TALLAHASSEE, Fla. — A bill has been introduced in the state Legislature that would enable school boards to authorize that cameras be installed on school buses to capture motorists who illegally pass the buses, and then use that as evidence for law enforcement to issue citations.
Under Senate Bill 950, a school board may contract with a vendor of automated devices for the installation, operation, notice processing, and administration and maintenance of the camera systems. If a school board enters into an inter-local agreement with the sheriff’s office, then the sheriff’s office would be able to enter into the contract with a vendor.
The images or video recorded by a camera system could not contain the face of the operator of the vehicle that passes a bus or the faces of any passengers in the vehicle.
A deputy sheriff, officer or employee of the sheriff’s office would review the images or video recorded by the system, and if he or she determines that an illegal bus passing offense has been committed, the sheriff’s office would issue a notice of violation within 30 days to the registered owner or lessee of the vehicle depicted in the footage. If the vehicle has more than one owner or lessee, the notice would be issued to the first person listed on the title or other evidence of ownership.

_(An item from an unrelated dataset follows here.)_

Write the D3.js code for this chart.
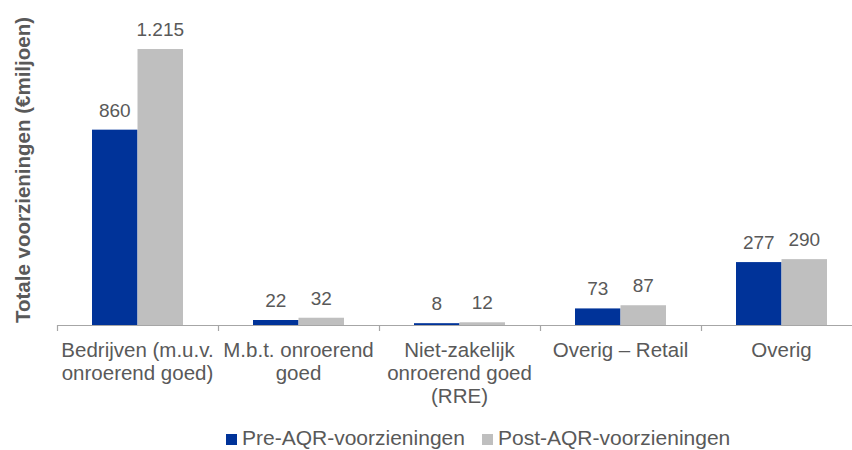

Motorists who illegally pass a school bus would receive a $250 fine, which would be distributed as follows once the motorists pay it:
• 25% would be remitted to the county in which the offense was committed.
• 35% would be remitted to the school district in which the offense was committed.
• 30% would be remitted to the Department of Revenue for deposit into the state’s general fund.
• 10% would be remitted to the Department of Education for school bus safety initiatives.
"Nowhere you're going to is so important that it should put a child's life at risk," Florida Sen. Oscar Braynon has said, according to First Coast News. Braynon is sponsoring the bill.
Motorists who fail to pay the fine would be denied a new or replacement vehicle license plate or revalidation sticker as part of registering their vehicle until the owner or lessee’s name no longer appears on a list of those who have outstanding fines, or until the owner or lessee presents a receipt showing that the outstanding fines have been paid.
The legislation does outline some instances under which a motorist would be exempt from a fine, such as he or she passed the bus’ stop arm to yield the only right-of-way available to an emergency vehicle and “did so prudently.”
Also, the motorist would be exempt from the fine if he or she passed the bus’ stop arm at the direction of a law enforcement officer.
If approved, the act would take effect July 1. As of Feb. 21, the bill had been referred to a Senate appropriations committee.